* _Exercise_:
Copy, exactly and only, the lines from the one with "Write the React, TypeScript" up to and including the one with "0.6, 0.468, 0.33];", leaving pictures out.

═══

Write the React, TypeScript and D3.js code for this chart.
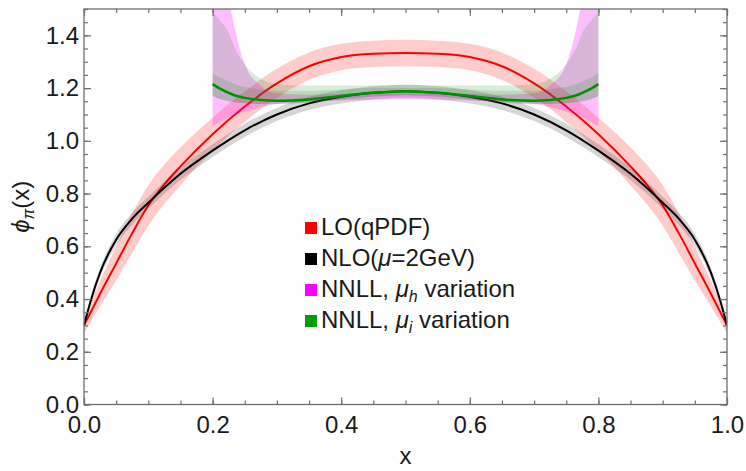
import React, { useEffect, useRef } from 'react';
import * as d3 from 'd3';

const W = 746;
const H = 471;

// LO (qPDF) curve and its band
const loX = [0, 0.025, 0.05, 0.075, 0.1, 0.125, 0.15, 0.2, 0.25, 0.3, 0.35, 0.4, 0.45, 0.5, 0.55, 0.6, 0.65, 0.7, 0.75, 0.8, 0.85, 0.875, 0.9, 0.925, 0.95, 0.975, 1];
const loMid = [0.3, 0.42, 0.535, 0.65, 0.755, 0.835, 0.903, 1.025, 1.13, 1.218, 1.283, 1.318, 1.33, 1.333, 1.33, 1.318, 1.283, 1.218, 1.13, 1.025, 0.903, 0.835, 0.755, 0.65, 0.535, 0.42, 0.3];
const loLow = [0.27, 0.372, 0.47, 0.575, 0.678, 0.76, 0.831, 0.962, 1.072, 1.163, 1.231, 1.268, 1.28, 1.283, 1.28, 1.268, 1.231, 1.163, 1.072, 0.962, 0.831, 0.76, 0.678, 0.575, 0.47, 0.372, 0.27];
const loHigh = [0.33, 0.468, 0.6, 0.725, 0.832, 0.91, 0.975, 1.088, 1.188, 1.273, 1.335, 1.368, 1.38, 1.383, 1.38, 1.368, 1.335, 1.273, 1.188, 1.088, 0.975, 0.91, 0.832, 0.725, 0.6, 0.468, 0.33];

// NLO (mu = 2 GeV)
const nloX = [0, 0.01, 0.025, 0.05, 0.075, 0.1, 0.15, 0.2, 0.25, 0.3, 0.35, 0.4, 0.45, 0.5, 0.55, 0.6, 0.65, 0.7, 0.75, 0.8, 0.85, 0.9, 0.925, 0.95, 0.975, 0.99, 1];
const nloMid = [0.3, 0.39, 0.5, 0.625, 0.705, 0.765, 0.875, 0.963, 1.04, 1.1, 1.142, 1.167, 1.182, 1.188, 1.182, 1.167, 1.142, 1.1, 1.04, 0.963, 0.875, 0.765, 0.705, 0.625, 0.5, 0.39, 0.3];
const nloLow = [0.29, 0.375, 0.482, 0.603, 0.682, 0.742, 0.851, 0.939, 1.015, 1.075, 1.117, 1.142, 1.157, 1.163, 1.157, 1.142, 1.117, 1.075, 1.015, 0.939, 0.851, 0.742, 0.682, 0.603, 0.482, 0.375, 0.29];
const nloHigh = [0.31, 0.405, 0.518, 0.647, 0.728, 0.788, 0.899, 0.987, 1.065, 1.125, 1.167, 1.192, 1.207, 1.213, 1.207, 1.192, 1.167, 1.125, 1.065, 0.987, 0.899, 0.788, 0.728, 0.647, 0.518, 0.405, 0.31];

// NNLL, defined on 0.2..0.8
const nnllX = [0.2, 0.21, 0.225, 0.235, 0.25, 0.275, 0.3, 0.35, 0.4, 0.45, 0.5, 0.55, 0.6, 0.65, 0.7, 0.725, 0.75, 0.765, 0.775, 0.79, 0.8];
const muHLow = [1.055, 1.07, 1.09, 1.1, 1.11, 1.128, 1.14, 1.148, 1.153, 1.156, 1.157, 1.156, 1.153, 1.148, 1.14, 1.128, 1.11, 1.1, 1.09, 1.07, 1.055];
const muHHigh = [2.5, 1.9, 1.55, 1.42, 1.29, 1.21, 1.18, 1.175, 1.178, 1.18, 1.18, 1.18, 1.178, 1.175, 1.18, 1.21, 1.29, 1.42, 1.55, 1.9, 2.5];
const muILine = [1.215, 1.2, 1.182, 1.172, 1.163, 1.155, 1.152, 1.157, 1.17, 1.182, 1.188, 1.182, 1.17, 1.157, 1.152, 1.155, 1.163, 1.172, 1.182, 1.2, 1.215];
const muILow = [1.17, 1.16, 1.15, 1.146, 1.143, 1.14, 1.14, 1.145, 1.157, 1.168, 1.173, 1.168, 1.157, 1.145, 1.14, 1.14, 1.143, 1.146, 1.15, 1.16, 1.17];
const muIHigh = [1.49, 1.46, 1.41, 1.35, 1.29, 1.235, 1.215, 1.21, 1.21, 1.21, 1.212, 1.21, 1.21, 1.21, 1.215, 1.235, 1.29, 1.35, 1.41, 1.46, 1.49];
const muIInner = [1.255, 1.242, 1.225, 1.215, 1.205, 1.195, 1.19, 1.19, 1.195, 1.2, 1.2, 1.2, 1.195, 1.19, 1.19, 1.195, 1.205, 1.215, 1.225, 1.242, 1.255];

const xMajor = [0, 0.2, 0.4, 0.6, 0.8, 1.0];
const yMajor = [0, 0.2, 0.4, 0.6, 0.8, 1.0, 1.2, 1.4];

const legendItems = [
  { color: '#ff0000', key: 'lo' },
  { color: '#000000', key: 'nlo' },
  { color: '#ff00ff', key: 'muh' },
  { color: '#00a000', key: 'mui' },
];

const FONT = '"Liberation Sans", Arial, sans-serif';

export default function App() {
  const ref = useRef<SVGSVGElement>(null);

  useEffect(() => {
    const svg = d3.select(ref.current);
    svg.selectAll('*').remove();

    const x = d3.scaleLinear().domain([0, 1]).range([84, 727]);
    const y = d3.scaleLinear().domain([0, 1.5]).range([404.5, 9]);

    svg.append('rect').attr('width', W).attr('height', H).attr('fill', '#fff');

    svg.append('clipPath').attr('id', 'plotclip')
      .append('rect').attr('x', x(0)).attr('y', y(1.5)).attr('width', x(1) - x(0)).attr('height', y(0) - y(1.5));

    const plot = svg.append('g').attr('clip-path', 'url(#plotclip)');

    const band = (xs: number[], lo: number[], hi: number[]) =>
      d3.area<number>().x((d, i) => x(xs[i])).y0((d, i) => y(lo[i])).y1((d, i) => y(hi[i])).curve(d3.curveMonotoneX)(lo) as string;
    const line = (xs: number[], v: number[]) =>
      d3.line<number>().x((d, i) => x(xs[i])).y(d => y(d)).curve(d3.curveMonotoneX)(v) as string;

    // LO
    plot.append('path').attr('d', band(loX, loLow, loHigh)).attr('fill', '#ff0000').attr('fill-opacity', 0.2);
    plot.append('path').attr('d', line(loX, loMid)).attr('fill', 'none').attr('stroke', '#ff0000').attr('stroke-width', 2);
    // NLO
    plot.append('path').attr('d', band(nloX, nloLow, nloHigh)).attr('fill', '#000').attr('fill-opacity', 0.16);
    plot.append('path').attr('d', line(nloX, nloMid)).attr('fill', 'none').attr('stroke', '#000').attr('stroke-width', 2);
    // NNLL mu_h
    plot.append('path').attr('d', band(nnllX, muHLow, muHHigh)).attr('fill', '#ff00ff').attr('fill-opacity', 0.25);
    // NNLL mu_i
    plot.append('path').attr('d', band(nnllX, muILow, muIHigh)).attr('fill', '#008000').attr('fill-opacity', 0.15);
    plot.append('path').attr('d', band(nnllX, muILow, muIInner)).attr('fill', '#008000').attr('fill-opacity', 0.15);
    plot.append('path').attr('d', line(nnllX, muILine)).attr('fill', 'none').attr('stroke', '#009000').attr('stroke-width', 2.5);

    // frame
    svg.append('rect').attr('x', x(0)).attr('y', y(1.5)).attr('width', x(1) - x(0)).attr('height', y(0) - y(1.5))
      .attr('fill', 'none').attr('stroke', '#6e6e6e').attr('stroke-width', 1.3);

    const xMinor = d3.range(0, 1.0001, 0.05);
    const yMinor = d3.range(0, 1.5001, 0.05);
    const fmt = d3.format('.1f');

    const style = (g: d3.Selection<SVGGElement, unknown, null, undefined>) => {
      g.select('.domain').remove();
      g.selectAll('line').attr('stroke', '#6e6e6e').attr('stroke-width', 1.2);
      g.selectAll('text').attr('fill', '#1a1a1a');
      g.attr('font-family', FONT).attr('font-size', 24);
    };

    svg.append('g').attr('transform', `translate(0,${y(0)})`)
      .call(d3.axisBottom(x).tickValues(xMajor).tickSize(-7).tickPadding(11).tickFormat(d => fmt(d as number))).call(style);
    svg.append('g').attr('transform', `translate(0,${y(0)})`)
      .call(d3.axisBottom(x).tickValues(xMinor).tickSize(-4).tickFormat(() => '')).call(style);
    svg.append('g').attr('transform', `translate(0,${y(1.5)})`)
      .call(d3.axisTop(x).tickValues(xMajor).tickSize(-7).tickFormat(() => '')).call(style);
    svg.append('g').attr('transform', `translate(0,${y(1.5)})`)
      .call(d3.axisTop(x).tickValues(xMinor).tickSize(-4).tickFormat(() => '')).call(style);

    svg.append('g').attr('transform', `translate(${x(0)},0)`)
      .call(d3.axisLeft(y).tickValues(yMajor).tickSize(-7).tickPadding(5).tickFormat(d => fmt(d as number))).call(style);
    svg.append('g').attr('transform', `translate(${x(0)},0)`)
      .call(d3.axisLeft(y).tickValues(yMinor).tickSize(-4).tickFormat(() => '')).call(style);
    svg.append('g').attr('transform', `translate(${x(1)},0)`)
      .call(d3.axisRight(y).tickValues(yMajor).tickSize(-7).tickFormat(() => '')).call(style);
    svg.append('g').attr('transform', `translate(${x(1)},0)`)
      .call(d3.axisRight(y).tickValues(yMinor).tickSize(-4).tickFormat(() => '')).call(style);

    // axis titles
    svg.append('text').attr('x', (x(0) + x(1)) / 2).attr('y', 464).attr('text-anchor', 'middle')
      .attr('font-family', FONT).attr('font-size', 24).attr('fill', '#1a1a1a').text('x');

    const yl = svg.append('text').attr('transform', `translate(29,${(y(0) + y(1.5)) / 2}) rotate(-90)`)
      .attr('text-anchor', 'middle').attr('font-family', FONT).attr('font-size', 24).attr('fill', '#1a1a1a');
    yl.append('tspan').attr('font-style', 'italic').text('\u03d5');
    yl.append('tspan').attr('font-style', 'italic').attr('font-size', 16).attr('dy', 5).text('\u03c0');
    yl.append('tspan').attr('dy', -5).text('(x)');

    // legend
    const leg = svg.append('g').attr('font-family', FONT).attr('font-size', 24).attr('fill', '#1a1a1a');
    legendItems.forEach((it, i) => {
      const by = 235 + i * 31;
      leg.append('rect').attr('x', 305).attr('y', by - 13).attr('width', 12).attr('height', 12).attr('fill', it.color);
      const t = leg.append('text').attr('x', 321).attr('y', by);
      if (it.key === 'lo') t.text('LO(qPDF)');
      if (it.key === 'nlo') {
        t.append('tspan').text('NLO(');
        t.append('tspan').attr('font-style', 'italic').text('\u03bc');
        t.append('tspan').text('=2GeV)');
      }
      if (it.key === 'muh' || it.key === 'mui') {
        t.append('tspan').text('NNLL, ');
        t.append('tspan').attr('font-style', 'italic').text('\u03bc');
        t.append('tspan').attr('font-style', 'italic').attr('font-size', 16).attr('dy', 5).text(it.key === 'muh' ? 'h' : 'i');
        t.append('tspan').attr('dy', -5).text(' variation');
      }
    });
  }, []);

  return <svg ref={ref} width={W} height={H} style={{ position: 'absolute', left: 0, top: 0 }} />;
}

═══

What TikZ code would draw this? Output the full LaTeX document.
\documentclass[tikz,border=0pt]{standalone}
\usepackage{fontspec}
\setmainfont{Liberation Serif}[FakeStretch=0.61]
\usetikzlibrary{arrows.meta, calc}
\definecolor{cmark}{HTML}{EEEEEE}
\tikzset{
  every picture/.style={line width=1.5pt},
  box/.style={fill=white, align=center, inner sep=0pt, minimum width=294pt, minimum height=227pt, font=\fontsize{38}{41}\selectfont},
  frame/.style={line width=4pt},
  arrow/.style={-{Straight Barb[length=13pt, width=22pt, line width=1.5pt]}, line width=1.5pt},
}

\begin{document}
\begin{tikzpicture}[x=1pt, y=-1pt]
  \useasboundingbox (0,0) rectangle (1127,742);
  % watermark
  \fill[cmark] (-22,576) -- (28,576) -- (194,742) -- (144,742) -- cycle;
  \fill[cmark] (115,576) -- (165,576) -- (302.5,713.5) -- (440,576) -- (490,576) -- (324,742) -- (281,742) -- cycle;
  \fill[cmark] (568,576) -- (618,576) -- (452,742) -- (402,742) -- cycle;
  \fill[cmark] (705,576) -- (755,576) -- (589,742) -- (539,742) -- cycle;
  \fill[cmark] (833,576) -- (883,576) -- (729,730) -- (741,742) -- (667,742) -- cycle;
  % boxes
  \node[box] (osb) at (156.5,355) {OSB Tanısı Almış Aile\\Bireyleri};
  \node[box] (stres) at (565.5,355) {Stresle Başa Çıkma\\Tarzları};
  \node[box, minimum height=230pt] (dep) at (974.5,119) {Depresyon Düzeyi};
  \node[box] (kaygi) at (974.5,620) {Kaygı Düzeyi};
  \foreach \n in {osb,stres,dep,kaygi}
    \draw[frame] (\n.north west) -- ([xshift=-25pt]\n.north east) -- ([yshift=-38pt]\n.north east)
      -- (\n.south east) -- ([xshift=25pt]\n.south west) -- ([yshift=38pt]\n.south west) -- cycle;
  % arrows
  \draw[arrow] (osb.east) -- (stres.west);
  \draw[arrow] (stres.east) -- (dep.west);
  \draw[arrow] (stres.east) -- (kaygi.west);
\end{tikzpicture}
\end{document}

═══

* _Result of this exercise_:
Write the React, TypeScript and D3.js code for this chart.
import React, { useEffect, useRef } from 'react';
import * as d3 from 'd3';

const W = 746;
const H = 471;

// LO (qPDF) curve and its band
const loX = [0, 0.025, 0.05, 0.075, 0.1, 0.125, 0.15, 0.2, 0.25, 0.3, 0.35, 0.4, 0.45, 0.5, 0.55, 0.6, 0.65, 0.7, 0.75, 0.8, 0.85, 0.875, 0.9, 0.925, 0.95, 0.975, 1];
const loMid = [0.3, 0.42, 0.535, 0.65, 0.755, 0.835, 0.903, 1.025, 1.13, 1.218, 1.283, 1.318, 1.33, 1.333, 1.33, 1.318, 1.283, 1.218, 1.13, 1.025, 0.903, 0.835, 0.755, 0.65, 0.535, 0.42, 0.3];
const loLow = [0.27, 0.372, 0.47, 0.575, 0.678, 0.76, 0.831, 0.962, 1.072, 1.163, 1.231, 1.268, 1.28, 1.283, 1.28, 1.268, 1.231, 1.163, 1.072, 0.962, 0.831, 0.76, 0.678, 0.575, 0.47, 0.372, 0.27];
const loHigh = [0.33, 0.468, 0.6, 0.725, 0.832, 0.91, 0.975, 1.088, 1.188, 1.273, 1.335, 1.368, 1.38, 1.383, 1.38, 1.368, 1.335, 1.273, 1.188, 1.088, 0.975, 0.91, 0.832, 0.725, 0.6, 0.468, 0.33];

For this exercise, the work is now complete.